Additionally, a Gallup poll revealed that employees on a five-day schedule reported relatively high engagement compared to those on six-day schedules, and workers’ thriving well-being did not differ significantly in some key metrics between four-day and five-day schedules.
This suggests that simply shortening workdays without addressing deeper workplace culture, such as meeting bloat, managerial oversight, and task prioritisation, may not yield the benefits we hope for.
Conclusion
Personally, I don’t believe the question should be binary. It’s not about replacing one rigid norm with another. The real challenge for our era is to rethink why we work the way we do, and whether the goals that the five-day work week once served are still aligned with human flourishing in the 21st century.
We should ask:
- What kinds of work actually benefit from a time-based schedule, and which benefit from outcome-based frameworks?
- How can labour policies acknowledge the diversity of modern jobs- from knowledge work to frontline service work- in ways that respect both productivity and well-being?
- Are we clinging too tightly to the traditional establishment simply because it feels like success?
Pilots of alternative schedules show that it is possible to uphold productivity while allowing workers more agency over their time. But equally, the evidence warns us against simplistic assumptions that fewer days alone will magically resolve deep organisational and cultural issues.
The five-day work week, once a beacon of progress, now stands at a crossroads. It no longer guarantees productivity, and in many cases may hinder innovation, exacerbate stress, and fail to reflect how work actually gets done in a digitally connected world.

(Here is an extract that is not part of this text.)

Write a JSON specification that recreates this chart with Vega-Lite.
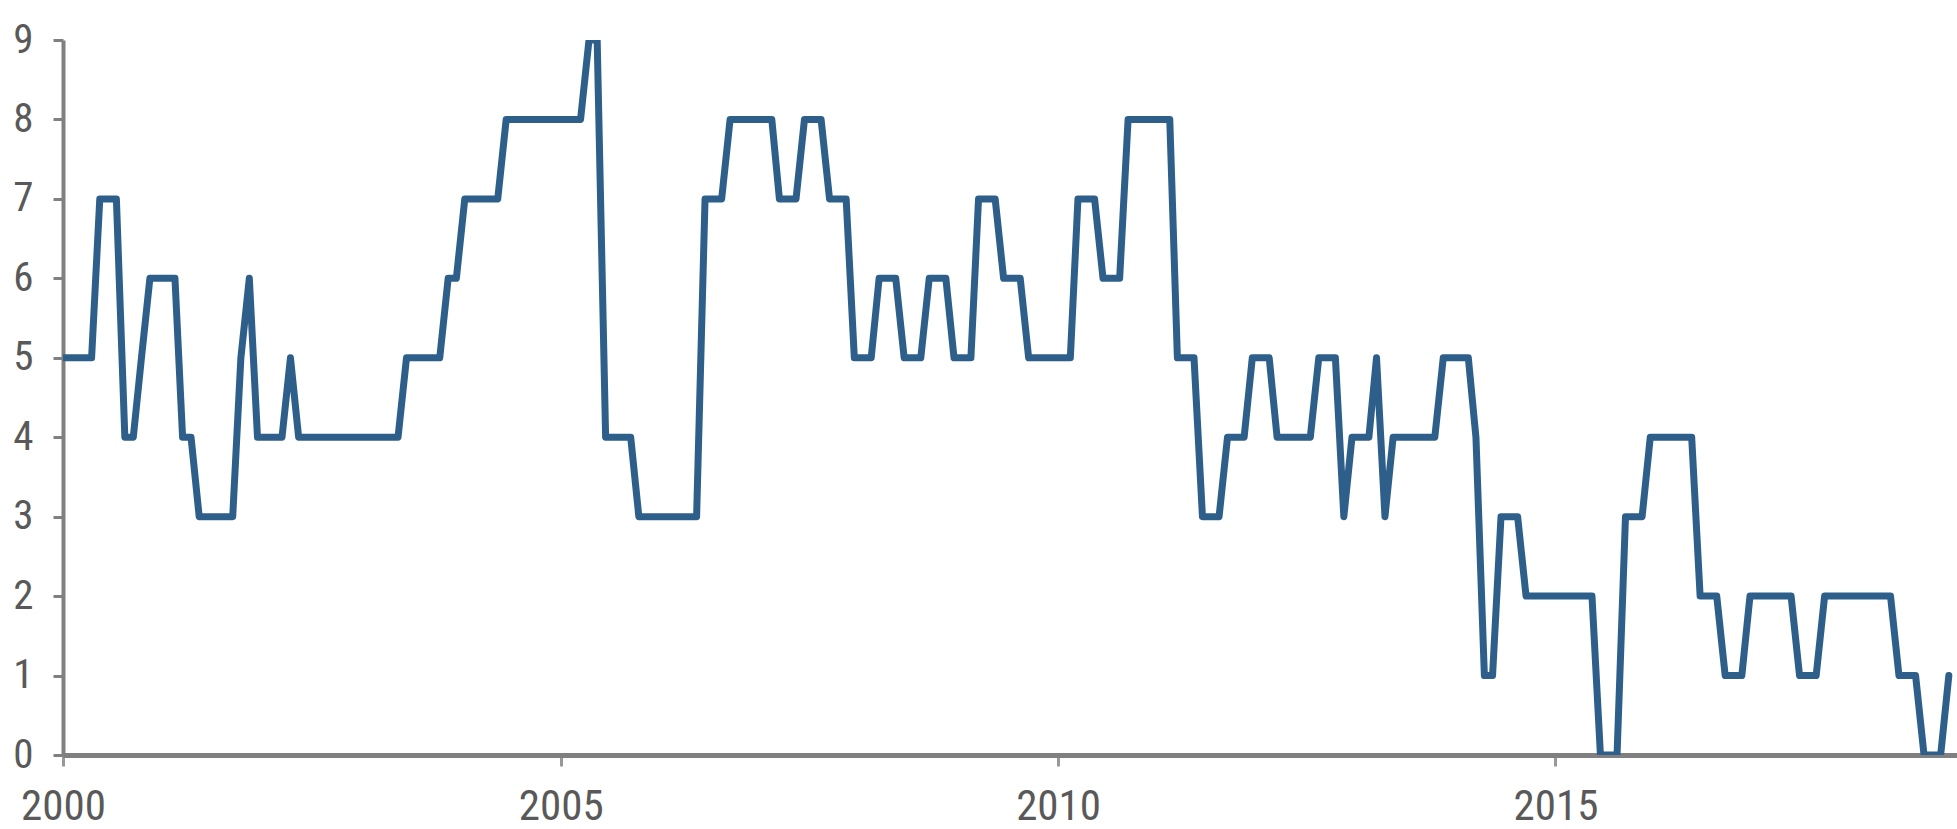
{
"$schema":"https://vega.github.io/schema/vega-lite/v6.json",
"width":1894,"height":715,
"autosize":{"type":"none"},
"padding":{"left":63,"top":40,"right":0,"bottom":74},
"background":"white",
"config":{"view":{"stroke":null},"axis":{"labelFont":"Roboto Condensed, DejaVu Sans Condensed, Liberation Sans Narrow, Liberation Sans, sans-serif"}},
"data":{"values":[
{"date":"1999-12-15","value":5},
{"date":"2000-01-15","value":5},{"date":"2000-02-15","value":5},{"date":"2000-03-15","value":5},{"date":"2000-04-15","value":5},{"date":"2000-05-15","value":7},{"date":"2000-06-15","value":7},{"date":"2000-07-15","value":7},{"date":"2000-08-15","value":4},{"date":"2000-09-15","value":4},{"date":"2000-10-15","value":5},{"date":"2000-11-15","value":6},{"date":"2000-12-15","value":6},
{"date":"2001-01-15","value":6},{"date":"2001-02-15","value":6},{"date":"2001-03-15","value":4},{"date":"2001-04-15","value":4},{"date":"2001-05-15","value":3},{"date":"2001-06-15","value":3},{"date":"2001-07-15","value":3},{"date":"2001-08-15","value":3},{"date":"2001-09-15","value":3},{"date":"2001-10-15","value":5},{"date":"2001-11-15","value":6},{"date":"2001-12-15","value":4},
{"date":"2002-01-15","value":4},{"date":"2002-02-15","value":4},{"date":"2002-03-15","value":4},{"date":"2002-04-15","value":5},{"date":"2002-05-15","value":4},{"date":"2002-06-15","value":4},{"date":"2002-07-15","value":4},{"date":"2002-08-15","value":4},{"date":"2002-09-15","value":4},{"date":"2002-10-15","value":4},{"date":"2002-11-15","value":4},{"date":"2002-12-15","value":4},
{"date":"2003-01-15","value":4},{"date":"2003-02-15","value":4},{"date":"2003-03-15","value":4},{"date":"2003-04-15","value":4},{"date":"2003-05-15","value":4},{"date":"2003-06-15","value":5},{"date":"2003-07-15","value":5},{"date":"2003-08-15","value":5},{"date":"2003-09-15","value":5},{"date":"2003-10-15","value":5},{"date":"2003-11-15","value":6},{"date":"2003-12-15","value":6},
{"date":"2004-01-15","value":7},{"date":"2004-02-15","value":7},{"date":"2004-03-15","value":7},{"date":"2004-04-15","value":7},{"date":"2004-05-15","value":7},{"date":"2004-06-15","value":8},{"date":"2004-07-15","value":8},{"date":"2004-08-15","value":8},{"date":"2004-09-15","value":8},{"date":"2004-10-15","value":8},{"date":"2004-11-15","value":8},{"date":"2004-12-15","value":8},
{"date":"2005-01-15","value":8},{"date":"2005-02-15","value":8},{"date":"2005-03-15","value":8},{"date":"2005-04-15","value":9},{"date":"2005-05-15","value":9},{"date":"2005-06-15","value":4},{"date":"2005-07-15","value":4},{"date":"2005-08-15","value":4},{"date":"2005-09-15","value":4},{"date":"2005-10-15","value":3},{"date":"2005-11-15","value":3},{"date":"2005-12-15","value":3},
{"date":"2006-01-15","value":3},{"date":"2006-02-15","value":3},{"date":"2006-03-15","value":3},{"date":"2006-04-15","value":3},{"date":"2006-05-15","value":3},{"date":"2006-06-15","value":7},{"date":"2006-07-15","value":7},{"date":"2006-08-15","value":7},{"date":"2006-09-15","value":8},{"date":"2006-10-15","value":8},{"date":"2006-11-15","value":8},{"date":"2006-12-15","value":8},
{"date":"2007-01-15","value":8},{"date":"2007-02-15","value":8},{"date":"2007-03-15","value":7},{"date":"2007-04-15","value":7},{"date":"2007-05-15","value":7},{"date":"2007-06-15","value":8},{"date":"2007-07-15","value":8},{"date":"2007-08-15","value":8},{"date":"2007-09-15","value":7},{"date":"2007-10-15","value":7},{"date":"2007-11-15","value":7},{"date":"2007-12-15","value":5},
{"date":"2008-01-15","value":5},{"date":"2008-02-15","value":5},{"date":"2008-03-15","value":6},{"date":"2008-04-15","value":6},{"date":"2008-05-15","value":6},{"date":"2008-06-15","value":5},{"date":"2008-07-15","value":5},{"date":"2008-08-15","value":5},{"date":"2008-09-15","value":6},{"date":"2008-10-15","value":6},{"date":"2008-11-15","value":6},{"date":"2008-12-15","value":5},
{"date":"2009-01-15","value":5},{"date":"2009-02-15","value":5},{"date":"2009-03-15","value":7},{"date":"2009-04-15","value":7},{"date":"2009-05-15","value":7},{"date":"2009-06-15","value":6},{"date":"2009-07-15","value":6},{"date":"2009-08-15","value":6},{"date":"2009-09-15","value":5},{"date":"2009-10-15","value":5},{"date":"2009-11-15","value":5},{"date":"2009-12-15","value":5},
{"date":"2010-01-15","value":5},{"date":"2010-02-15","value":5},{"date":"2010-03-15","value":7},{"date":"2010-04-15","value":7},{"date":"2010-05-15","value":7},{"date":"2010-06-15","value":6},{"date":"2010-07-15","value":6},{"date":"2010-08-15","value":6},{"date":"2010-09-15","value":8},{"date":"2010-10-15","value":8},{"date":"2010-11-15","value":8},{"date":"2010-12-15","value":8},
{"date":"2011-01-15","value":8},{"date":"2011-02-15","value":8},{"date":"2011-03-15","value":5},{"date":"2011-04-15","value":5},{"date":"2011-05-15","value":5},{"date":"2011-06-15","value":3},{"date":"2011-07-15","value":3},{"date":"2011-08-15","value":3},{"date":"2011-09-15","value":4},{"date":"2011-10-15","value":4},{"date":"2011-11-15","value":4},{"date":"2011-12-15","value":5},
{"date":"2012-01-15","value":5},{"date":"2012-02-15","value":5},{"date":"2012-03-15","value":4},{"date":"2012-04-15","value":4},{"date":"2012-05-15","value":4},{"date":"2012-06-15","value":4},{"date":"2012-07-15","value":4},{"date":"2012-08-15","value":5},{"date":"2012-09-15","value":5},{"date":"2012-10-15","value":5},{"date":"2012-11-15","value":3},{"date":"2012-12-15","value":4},
{"date":"2013-01-15","value":4},{"date":"2013-02-15","value":4},{"date":"2013-03-15","value":5},{"date":"2013-04-15","value":3},{"date":"2013-05-15","value":4},{"date":"2013-06-15","value":4},{"date":"2013-07-15","value":4},{"date":"2013-08-15","value":4},{"date":"2013-09-15","value":4},{"date":"2013-10-15","value":4},{"date":"2013-11-15","value":5},{"date":"2013-12-15","value":5},
{"date":"2014-01-15","value":5},{"date":"2014-02-15","value":5},{"date":"2014-03-15","value":4},{"date":"2014-04-15","value":1},{"date":"2014-05-15","value":1},{"date":"2014-06-15","value":3},{"date":"2014-07-15","value":3},{"date":"2014-08-15","value":3},{"date":"2014-09-15","value":2},{"date":"2014-10-15","value":2},{"date":"2014-11-15","value":2},{"date":"2014-12-15","value":2},
{"date":"2015-01-15","value":2},{"date":"2015-02-15","value":2},{"date":"2015-03-15","value":2},{"date":"2015-04-15","value":2},{"date":"2015-05-15","value":2},{"date":"2015-06-15","value":0},{"date":"2015-07-15","value":0},{"date":"2015-08-15","value":0},{"date":"2015-09-15","value":3},{"date":"2015-10-15","value":3},{"date":"2015-11-15","value":3},{"date":"2015-12-15","value":4},
{"date":"2016-01-15","value":4},{"date":"2016-02-15","value":4},{"date":"2016-03-15","value":4},{"date":"2016-04-15","value":4},{"date":"2016-05-15","value":4},{"date":"2016-06-15","value":2},{"date":"2016-07-15","value":2},{"date":"2016-08-15","value":2},{"date":"2016-09-15","value":1},{"date":"2016-10-15","value":1},{"date":"2016-11-15","value":1},{"date":"2016-12-15","value":2},
{"date":"2017-01-15","value":2},{"date":"2017-02-15","value":2},{"date":"2017-03-15","value":2},{"date":"2017-04-15","value":2},{"date":"2017-05-15","value":2},{"date":"2017-06-15","value":1},{"date":"2017-07-15","value":1},{"date":"2017-08-15","value":1},{"date":"2017-09-15","value":2},{"date":"2017-10-15","value":2},{"date":"2017-11-15","value":2},{"date":"2017-12-15","value":2},
{"date":"2018-01-15","value":2},{"date":"2018-02-15","value":2},{"date":"2018-03-15","value":2},{"date":"2018-04-15","value":2},{"date":"2018-05-15","value":2},{"date":"2018-06-15","value":1},{"date":"2018-07-15","value":1},{"date":"2018-08-15","value":1},{"date":"2018-09-15","value":0},{"date":"2018-10-15","value":0},{"date":"2018-11-15","value":0},{"date":"2018-12-15","value":1}
]},
"mark":{"type":"line","color":"#2e5f8a","strokeWidth":7,"strokeJoin":"round","strokeCap":"round","clip":true},
"encoding":{
"x":{"field":"date","type":"temporal",
"scale":{"type":"utc","domain":[{"year":2000,"month":1,"date":1,"utc":true},{"year":2019,"month":1,"date":14,"utc":true}]},
"axis":{"title":null,"grid":false,
"values":[{"year":2000,"month":1,"date":1,"utc":true},{"year":2005,"month":1,"date":1,"utc":true},{"year":2010,"month":1,"date":1,"utc":true},{"year":2015,"month":1,"date":1,"utc":true}],
"labelExpr":"utcFormat(datum.value,'%Y')",
"domainColor":"#808080","domainWidth":5,"tickColor":"#999999","tickWidth":3,"tickSize":11,
"labelFontSize":43,"labelColor":"#595959","labelPadding":19,"labelDx":4,"labelFlush":false,"labelOverlap":false}},
"y":{"field":"value","type":"quantitative",
"scale":{"domain":[0,9],"nice":false,"zero":true},
"axis":{"title":null,"grid":false,"values":[0,1,2,3,4,5,6,7,8,9],
"domainColor":"#808080","domainWidth":4,"tickColor":"#808080","tickWidth":3,"tickSize":10,
"labelFontSize":41,"labelColor":"#595959","labelPadding":20}}
}
}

Yet abandoning it without thoughtful alternatives would be just as unwise as clinging to it without question.
Progress, both social and economic, cannot be measured by tradition alone. If we are to redefine what meaningful work looks like in this century, we must rethink not just how many days we work, but why we work the way we do. The five-day work week may not be obsolete yet, but its unquestioned supremacy is becoming increasingly difficult to justify.

FAQs
What is a five-day work week?
A five-day work week is a schedule where people work five days (usually Monday to Friday) and take two days off (usually Saturday and Sunday). It became the most common structure for modern employment in many countries.
Why was the five-day work week considered progress?
It replaced older systems where workers had to labour for six or seven days with little rest. The shift was seen as humane and modern because it protected leisure time, improved health, and gave workers space for family and personal life.
Is a shorter work week possible in India?
It is possible, but it may need flexible models rather than one universal rule. India’s work landscape is diverse, including IT, manufacturing, service industries, and informal labour. Any change would need planning to avoid inequality or exploitation.
What is the best alternative to the five-day work week?
There is no single perfect model. Possible alternatives include four-day work weeks, flexible scheduling, hybrid work, compressed work weeks, and outcome-based systems. The best option depends on the type of work and the needs of employees.